Malgré tout, le vrac est appelé à se développer. La loi anti-gaspillage de 2020 oblige, d’ici à 2030, les magasins de plus de 400 m² à consacrer 20 % de leur surface à la vente en vrac. Une ambition dont l’application reste incertaine. Le premier baromètre du réseau Vrac et Réemploi, cité dans The Conversation, indique une reprise de la fréquentation depuis 2023, avec des innovations à la clé. Mais sans accompagnement réel, tant du côté des distributeurs que des consommateurs, cette démocratisation risque fort de rester théorique.

Le vrac ne peut fonctionner que dans une société éduquée à ses codes et soutenue dans sa pratique. Il exige une nouvelle pédagogie de la consommation, une formation des vendeurs et des repères clairs pour les acheteurs.
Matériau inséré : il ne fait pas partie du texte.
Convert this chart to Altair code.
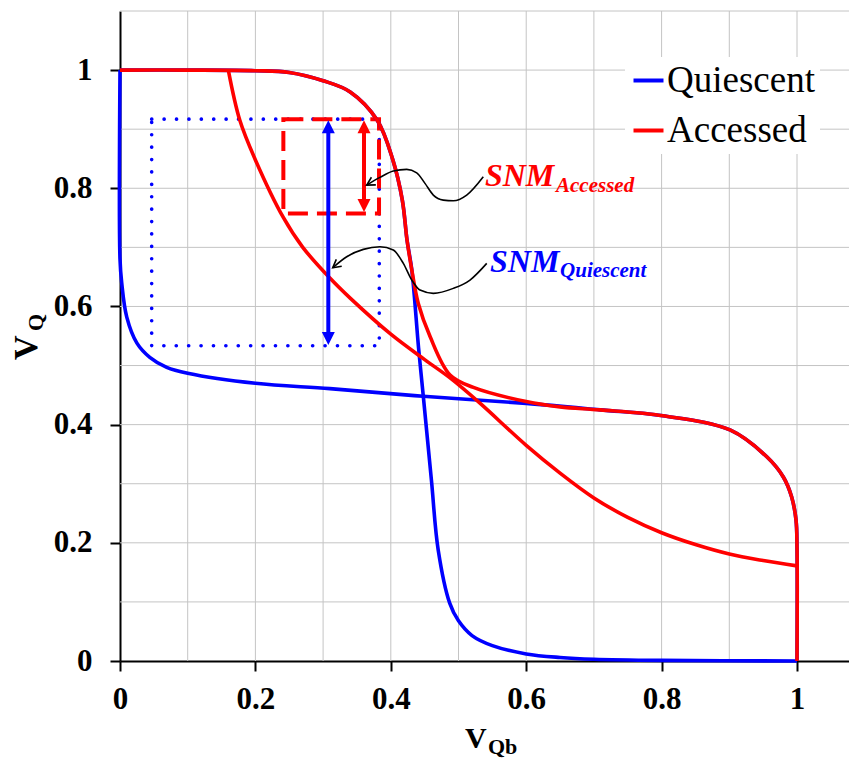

En somme, pour que ce type de projet fonctionne, il faut qu'il soit réellement collectif et non une lubie individuelle ou une vitrine marketing

Sans suprise, il en va de même pour la passion électrique du moment et la ruée vers les véhicules "propres", qui ne le sont pas tout au long de leur fabrication. La Chine, d'ailleurs, remet de l'essence dans la batterie. Idem pour les éoliennes, qui produisent certes de l'énergie dite "propre", mais dérèglent, voire détruisent, la biodiversité autour d'elles. 

Qu'il faille agir, c'est une chose. Qu'il faille le faire en connaissance de cause, et avec intelligence en est une autre. Et les questions complexes méritent souvent des réponses complexes, qui elles, nécessitent un niveau d'éducation et d'information approprié, que tout le monde puisse saisir pour éviter de faire pire que le moyen.